_What is being asked_. Both the line containing "What D3.js code" and the line containing "const title = 'Die" belong in the copy, as do all lines between them, copied exactly; pictures do not.

_Data supplied_.
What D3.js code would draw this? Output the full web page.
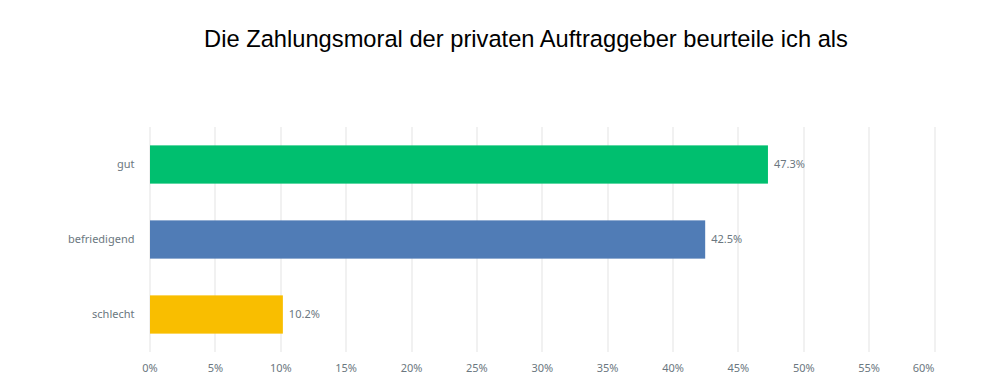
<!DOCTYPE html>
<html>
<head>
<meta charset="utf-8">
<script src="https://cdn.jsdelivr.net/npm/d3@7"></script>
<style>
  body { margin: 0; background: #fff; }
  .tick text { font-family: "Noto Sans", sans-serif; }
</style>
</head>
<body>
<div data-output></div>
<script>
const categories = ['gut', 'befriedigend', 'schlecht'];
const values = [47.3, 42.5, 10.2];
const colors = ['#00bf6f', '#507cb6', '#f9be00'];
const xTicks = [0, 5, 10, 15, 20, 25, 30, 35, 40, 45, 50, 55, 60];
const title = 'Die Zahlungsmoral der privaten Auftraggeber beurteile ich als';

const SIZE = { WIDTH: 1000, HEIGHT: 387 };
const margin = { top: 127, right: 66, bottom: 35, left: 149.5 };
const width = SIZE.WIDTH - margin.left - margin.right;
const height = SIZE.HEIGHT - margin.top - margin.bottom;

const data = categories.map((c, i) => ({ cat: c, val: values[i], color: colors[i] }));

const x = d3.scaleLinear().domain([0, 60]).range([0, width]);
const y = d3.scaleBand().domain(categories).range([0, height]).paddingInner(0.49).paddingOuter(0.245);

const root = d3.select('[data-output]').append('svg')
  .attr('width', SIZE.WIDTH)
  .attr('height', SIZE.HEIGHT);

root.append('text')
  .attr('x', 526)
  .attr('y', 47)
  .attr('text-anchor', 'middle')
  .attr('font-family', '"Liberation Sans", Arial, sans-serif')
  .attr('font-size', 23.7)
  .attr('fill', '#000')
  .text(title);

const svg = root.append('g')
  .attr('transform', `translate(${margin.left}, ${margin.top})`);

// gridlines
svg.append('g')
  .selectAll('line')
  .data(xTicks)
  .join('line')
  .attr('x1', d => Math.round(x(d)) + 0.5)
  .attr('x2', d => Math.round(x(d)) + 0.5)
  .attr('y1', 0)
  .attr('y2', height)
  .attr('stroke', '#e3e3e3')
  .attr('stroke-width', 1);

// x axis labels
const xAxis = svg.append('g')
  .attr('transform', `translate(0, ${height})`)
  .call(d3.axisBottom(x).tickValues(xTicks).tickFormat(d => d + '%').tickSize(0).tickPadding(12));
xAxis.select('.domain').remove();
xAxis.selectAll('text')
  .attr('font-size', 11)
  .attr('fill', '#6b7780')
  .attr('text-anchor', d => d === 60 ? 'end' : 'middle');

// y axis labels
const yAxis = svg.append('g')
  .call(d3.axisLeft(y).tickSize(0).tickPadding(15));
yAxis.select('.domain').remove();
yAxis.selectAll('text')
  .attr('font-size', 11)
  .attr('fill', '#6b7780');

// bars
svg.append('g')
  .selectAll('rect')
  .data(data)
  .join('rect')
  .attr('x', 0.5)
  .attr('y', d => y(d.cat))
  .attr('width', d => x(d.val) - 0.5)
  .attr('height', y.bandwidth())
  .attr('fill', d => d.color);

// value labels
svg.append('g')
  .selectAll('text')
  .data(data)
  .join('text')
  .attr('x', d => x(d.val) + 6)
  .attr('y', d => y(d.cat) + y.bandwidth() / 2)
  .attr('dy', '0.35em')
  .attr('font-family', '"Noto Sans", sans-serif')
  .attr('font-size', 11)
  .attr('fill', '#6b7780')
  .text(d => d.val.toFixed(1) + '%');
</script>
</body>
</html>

* * *

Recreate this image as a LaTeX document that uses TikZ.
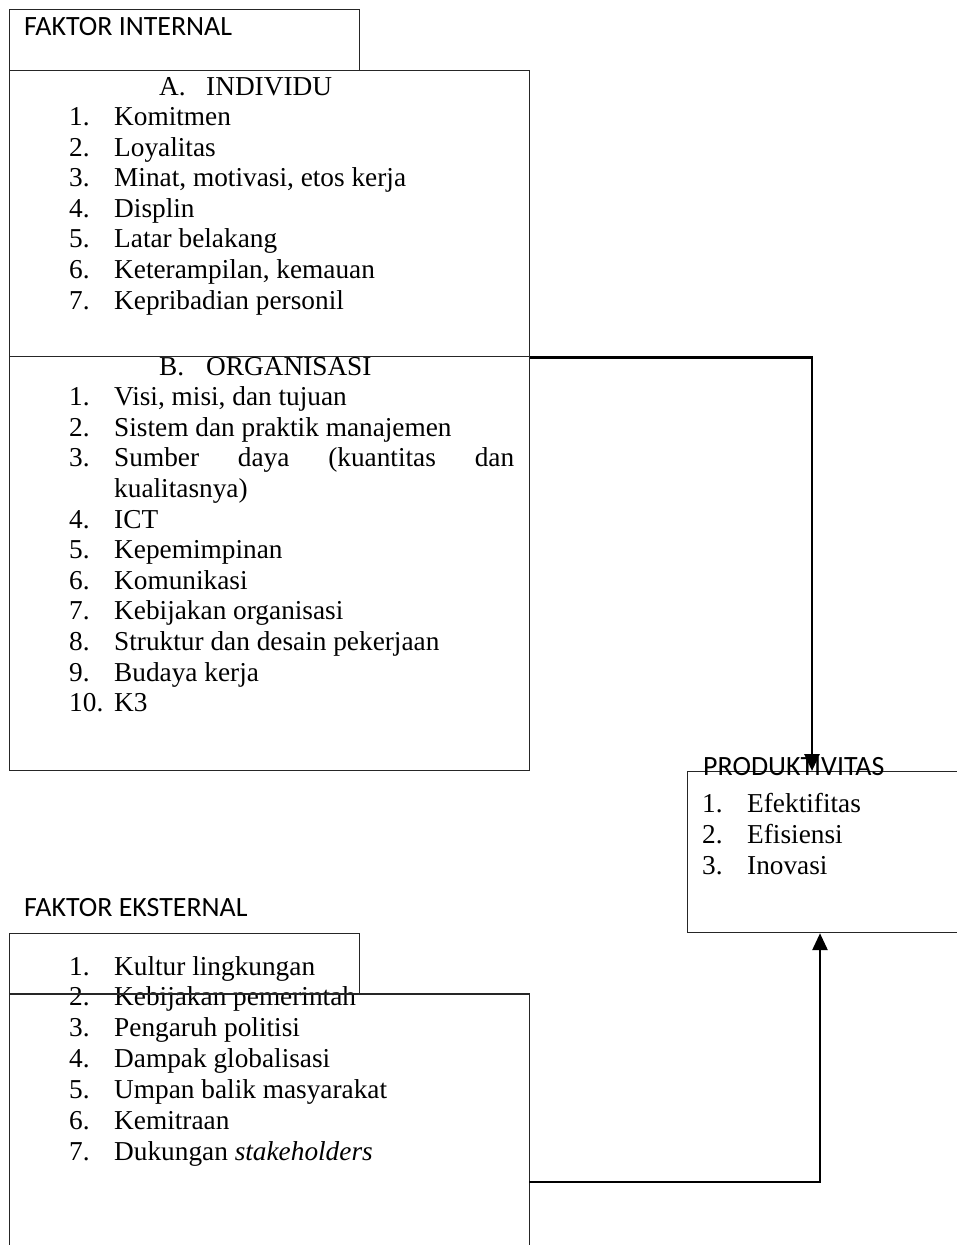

==

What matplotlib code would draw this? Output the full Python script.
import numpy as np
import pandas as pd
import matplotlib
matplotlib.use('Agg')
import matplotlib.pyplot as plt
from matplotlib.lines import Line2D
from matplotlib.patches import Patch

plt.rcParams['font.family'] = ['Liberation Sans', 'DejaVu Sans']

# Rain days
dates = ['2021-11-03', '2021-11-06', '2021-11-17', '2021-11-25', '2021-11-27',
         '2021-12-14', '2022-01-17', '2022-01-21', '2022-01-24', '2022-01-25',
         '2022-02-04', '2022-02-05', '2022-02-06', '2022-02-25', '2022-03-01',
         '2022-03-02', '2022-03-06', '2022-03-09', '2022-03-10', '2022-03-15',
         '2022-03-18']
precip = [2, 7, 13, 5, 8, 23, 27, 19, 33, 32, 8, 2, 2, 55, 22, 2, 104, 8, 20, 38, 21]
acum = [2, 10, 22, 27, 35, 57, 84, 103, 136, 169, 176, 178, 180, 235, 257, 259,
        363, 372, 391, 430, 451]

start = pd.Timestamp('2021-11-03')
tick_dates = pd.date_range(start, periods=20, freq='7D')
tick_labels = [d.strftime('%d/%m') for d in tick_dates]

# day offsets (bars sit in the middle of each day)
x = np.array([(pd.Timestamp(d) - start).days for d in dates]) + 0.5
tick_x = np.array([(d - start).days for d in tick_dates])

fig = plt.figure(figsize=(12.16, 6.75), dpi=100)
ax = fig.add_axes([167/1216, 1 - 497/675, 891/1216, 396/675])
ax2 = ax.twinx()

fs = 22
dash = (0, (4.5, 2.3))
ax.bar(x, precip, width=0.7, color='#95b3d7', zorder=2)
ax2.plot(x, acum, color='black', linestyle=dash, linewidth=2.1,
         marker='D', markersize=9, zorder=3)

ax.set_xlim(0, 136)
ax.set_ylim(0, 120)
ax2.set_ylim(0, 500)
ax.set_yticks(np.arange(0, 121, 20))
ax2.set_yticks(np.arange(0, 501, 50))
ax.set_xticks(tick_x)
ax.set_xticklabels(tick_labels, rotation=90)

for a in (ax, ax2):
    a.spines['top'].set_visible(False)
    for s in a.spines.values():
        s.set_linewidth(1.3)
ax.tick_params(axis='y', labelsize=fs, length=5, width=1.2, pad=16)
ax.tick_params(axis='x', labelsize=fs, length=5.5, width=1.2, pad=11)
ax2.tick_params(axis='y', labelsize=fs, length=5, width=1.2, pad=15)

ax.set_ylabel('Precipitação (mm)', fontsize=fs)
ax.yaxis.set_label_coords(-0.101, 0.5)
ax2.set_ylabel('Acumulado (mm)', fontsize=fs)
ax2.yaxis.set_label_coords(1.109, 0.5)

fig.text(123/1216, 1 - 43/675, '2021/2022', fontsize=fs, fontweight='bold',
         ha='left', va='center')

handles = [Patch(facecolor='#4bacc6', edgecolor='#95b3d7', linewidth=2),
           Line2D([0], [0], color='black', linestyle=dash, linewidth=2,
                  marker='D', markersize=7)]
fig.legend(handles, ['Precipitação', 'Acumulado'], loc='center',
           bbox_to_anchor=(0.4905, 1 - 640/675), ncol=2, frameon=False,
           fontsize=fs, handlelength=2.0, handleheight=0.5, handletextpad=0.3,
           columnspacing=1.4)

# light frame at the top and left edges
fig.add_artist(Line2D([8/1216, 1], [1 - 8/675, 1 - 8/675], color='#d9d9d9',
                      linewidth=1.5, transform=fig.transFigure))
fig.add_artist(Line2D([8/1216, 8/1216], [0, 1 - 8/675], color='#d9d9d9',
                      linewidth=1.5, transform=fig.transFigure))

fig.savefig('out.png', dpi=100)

_Reply_.
What D3.js code would draw this? Output the full web page.
<!DOCTYPE html>
<html>
<head>
<meta charset="utf-8">
<script src="https://cdn.jsdelivr.net/npm/d3@7"></script>
<style>
  body { margin: 0; background: #fff; }
  .tick text { font-family: "Noto Sans", sans-serif; }
</style>
</head>
<body>
<div data-output></div>
<script>
const categories = ['gut', 'befriedigend', 'schlecht'];
const values = [47.3, 42.5, 10.2];
const colors = ['#00bf6f', '#507cb6', '#f9be00'];
const xTicks = [0, 5, 10, 15, 20, 25, 30, 35, 40, 45, 50, 55, 60];
const title = 'Die Zahlungsmoral der privaten Auftraggeber beurteile ich als';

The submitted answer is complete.